Juan José Santiváñez no fue censurado por su fracaso acumulado, aunque razones no faltaban. Fue censurado porque la muerte de Paul Flores hizo que ese fracaso fuera imposible de seguir ignorando. Su permanencia en el cargo ya era, en sí misma, una prueba de la incapacidad de este Gobierno. Un ministro del Interior no solo ejecuta políticas públicas; encarna la voluntad del Estado de proteger a sus ciudadanos. Cuando la percepción generalizada es que el país está en manos de la delincuencia, la gestión de su sector deja de ser un debate técnico y se convierte en un símbolo de ausencia de autoridad. A Santiváñez lo sacaron (y ojalá el cambio de ministro signifique algo más que un simple relevo), pero aún nos mantenemos con un gobierno que no sabe, no quiere o no puede asumir su deber.
Gobernar no es solo administrar recursos, implementar políticas o gestionar crisis, sino comprender la naturaleza del poder y ejercerlo con propósito. Y este gobierno no lo entiende. En su lógica, el poder se reduce a la capacidad de resistir. Como si gobernar fuera aguantar. Como si sostener ministros inoperantes en sus cargos fuera un triunfo. Como si la autoridad se midiera en la cantidad de días que logran postergar decisiones que, tarde o temprano, deben tomarse.

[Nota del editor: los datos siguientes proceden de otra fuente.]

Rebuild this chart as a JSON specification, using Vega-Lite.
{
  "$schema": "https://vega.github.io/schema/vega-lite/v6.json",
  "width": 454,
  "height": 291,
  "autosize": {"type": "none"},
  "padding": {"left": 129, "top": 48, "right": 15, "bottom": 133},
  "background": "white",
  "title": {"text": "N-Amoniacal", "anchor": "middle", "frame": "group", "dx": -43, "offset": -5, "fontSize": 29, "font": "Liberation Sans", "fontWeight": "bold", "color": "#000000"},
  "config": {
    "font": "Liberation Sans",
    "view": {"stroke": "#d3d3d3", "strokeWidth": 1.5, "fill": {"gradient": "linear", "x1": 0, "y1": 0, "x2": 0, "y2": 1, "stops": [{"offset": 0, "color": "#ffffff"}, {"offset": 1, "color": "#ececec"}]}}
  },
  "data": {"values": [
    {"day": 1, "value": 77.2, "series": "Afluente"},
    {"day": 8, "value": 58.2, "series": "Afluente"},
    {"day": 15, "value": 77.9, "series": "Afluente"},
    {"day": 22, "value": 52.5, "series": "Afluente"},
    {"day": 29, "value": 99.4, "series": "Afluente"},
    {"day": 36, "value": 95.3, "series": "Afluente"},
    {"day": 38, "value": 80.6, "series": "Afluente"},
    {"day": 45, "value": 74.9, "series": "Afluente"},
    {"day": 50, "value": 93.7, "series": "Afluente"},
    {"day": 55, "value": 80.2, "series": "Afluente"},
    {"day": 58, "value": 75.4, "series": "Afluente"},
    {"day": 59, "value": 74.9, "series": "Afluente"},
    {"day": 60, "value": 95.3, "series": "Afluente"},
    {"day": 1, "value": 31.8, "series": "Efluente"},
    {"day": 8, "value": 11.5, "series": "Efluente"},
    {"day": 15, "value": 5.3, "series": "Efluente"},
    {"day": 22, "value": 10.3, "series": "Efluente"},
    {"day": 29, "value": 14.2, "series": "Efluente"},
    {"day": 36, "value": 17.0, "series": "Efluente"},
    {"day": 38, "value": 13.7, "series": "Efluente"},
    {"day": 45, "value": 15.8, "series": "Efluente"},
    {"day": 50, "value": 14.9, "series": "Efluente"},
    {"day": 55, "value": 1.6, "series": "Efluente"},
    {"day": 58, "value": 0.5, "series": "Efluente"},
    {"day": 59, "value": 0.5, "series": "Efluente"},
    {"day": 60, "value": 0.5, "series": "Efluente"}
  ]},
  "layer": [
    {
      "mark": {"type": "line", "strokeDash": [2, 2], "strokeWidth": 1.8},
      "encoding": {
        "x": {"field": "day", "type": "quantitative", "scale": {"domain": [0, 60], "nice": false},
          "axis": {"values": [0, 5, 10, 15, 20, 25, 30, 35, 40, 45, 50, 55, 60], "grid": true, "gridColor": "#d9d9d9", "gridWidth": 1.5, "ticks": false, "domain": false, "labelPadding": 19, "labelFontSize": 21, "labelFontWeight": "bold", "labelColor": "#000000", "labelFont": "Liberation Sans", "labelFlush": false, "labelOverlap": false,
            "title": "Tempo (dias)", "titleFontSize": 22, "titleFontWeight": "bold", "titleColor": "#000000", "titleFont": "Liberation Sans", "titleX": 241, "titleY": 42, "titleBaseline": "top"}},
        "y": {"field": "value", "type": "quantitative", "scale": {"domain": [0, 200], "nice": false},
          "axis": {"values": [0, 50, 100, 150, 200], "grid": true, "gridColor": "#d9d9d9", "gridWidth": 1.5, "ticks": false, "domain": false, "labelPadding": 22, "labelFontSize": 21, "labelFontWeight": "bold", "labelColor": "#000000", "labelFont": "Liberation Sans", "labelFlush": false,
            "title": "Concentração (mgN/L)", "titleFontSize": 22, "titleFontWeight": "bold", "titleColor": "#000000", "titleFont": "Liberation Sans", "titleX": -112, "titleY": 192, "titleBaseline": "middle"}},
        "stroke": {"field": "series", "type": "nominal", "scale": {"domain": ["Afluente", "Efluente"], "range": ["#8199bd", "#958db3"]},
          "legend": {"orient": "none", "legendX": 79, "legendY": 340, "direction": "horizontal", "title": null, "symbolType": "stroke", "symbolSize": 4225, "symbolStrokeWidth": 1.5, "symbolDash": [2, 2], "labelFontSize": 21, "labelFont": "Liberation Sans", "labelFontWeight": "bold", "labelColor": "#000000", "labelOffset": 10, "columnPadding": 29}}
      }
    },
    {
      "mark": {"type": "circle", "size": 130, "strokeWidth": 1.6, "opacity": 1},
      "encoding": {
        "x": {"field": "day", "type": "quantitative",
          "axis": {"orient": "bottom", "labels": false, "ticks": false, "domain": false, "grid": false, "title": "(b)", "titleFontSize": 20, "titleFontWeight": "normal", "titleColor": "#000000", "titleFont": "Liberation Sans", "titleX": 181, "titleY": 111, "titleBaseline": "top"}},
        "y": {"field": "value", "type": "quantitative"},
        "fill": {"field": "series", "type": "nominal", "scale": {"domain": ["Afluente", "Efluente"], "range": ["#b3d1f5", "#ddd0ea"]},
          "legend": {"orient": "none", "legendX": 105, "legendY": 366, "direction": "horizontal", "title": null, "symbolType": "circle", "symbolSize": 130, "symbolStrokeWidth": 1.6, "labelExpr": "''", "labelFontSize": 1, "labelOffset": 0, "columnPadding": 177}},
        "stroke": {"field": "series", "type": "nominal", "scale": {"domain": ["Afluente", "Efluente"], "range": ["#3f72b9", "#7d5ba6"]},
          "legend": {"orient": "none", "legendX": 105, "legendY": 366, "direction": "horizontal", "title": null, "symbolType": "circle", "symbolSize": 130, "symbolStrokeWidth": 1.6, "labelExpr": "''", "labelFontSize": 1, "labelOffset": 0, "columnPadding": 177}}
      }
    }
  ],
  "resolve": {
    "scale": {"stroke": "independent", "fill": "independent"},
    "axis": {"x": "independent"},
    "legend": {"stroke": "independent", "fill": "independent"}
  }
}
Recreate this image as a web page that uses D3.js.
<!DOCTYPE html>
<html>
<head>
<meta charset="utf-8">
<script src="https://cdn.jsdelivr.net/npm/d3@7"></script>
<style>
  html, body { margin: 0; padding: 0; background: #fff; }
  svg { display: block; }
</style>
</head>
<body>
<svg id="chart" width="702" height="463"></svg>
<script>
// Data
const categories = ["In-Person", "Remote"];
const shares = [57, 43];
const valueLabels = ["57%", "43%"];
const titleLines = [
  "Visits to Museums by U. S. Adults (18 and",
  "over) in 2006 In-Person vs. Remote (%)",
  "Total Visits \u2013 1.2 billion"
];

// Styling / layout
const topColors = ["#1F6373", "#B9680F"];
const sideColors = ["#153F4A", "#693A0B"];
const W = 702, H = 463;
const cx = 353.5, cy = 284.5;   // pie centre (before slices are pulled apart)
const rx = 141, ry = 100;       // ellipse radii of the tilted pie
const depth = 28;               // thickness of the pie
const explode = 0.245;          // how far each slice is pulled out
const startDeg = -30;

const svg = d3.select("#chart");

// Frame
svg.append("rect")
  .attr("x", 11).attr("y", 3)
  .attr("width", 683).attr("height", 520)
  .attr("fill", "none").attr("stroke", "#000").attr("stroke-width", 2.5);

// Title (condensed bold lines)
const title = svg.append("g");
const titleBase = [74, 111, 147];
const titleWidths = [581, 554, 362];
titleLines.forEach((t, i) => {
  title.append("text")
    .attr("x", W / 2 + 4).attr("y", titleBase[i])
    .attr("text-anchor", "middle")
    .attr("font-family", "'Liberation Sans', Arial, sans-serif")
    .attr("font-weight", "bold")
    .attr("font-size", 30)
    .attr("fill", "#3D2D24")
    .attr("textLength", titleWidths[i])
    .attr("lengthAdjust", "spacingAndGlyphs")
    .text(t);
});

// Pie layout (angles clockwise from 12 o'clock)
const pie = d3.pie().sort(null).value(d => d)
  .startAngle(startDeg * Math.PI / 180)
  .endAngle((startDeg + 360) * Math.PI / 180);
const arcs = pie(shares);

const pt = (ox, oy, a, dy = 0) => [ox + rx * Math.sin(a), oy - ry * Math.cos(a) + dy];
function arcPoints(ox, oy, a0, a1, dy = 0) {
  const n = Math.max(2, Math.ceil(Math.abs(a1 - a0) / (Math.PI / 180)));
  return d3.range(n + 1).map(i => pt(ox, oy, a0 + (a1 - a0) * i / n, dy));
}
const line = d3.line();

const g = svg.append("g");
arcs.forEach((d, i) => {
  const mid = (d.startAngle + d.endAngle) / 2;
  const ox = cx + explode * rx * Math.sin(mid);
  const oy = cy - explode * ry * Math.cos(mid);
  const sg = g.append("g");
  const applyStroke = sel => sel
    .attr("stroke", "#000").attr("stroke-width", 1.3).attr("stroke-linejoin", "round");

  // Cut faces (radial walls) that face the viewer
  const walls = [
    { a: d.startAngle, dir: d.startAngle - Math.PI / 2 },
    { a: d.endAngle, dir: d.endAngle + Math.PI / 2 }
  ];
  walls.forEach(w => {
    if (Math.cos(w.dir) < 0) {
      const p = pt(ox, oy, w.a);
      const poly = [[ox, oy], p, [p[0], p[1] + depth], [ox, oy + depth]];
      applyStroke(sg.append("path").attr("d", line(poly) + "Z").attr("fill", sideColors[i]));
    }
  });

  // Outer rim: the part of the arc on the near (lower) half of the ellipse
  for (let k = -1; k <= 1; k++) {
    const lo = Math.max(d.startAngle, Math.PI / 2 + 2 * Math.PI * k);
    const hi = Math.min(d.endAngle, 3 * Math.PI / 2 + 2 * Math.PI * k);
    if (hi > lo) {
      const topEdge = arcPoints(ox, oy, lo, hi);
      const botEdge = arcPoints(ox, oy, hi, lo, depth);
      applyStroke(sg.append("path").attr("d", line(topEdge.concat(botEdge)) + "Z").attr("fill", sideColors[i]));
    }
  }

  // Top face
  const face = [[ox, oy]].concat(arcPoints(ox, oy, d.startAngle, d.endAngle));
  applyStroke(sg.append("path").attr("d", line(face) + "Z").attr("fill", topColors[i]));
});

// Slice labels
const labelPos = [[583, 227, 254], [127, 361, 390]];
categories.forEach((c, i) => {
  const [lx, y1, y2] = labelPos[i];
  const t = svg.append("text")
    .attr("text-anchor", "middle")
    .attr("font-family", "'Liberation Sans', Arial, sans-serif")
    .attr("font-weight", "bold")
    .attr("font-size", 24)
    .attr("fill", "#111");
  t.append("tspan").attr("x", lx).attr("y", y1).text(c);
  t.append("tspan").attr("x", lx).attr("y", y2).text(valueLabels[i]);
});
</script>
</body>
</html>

Un líder honorable está obsesionado con su deber. Lo busca, lo cuestiona, lo redefine. Aquí no hay tal cosa. El problema nunca fue solo Santiváñez, sino lo que su permanencia representaba: un gobierno incapaz de ejercer su responsabilidad más básica: que la población sienta que se está –en efecto– gobernando. Porque gobernar no es solo ocupar un cargo, sino saber para qué (y para quién) se ejerce.
La censura no marca un punto de inflexión, solo confirma un patrón. Dina Boluarte y su círculo más cercano no toma decisiones; esperan que alguien más las tome por ellos. No corrigen rumbos, solo prolongan lo inevitable. No conducen el país, lo sobrellevan. No hay estrategia, solo inercia.
Y, sin embargo, siguen ahí. Porque a veces el poder no se ejerce con decisiones, sino con omisiones. En un sistema político fragmentado, tomar decisiones implica riesgos, y este gobierno ha optado por la estrategia más cómoda: no hacer nada. Pero lo que no han entendido es que la paciencia ciudadana no es infinita.
Tal vez no hoy, tal vez no mañana, pero la factura política llegará. Porque en política, la legitimidad no se mide solo en capacidad de sobrevivencia, sino en la percepción de que el poder tiene sentido. Y este gobierno hace tiempo que dejó de tenerlo.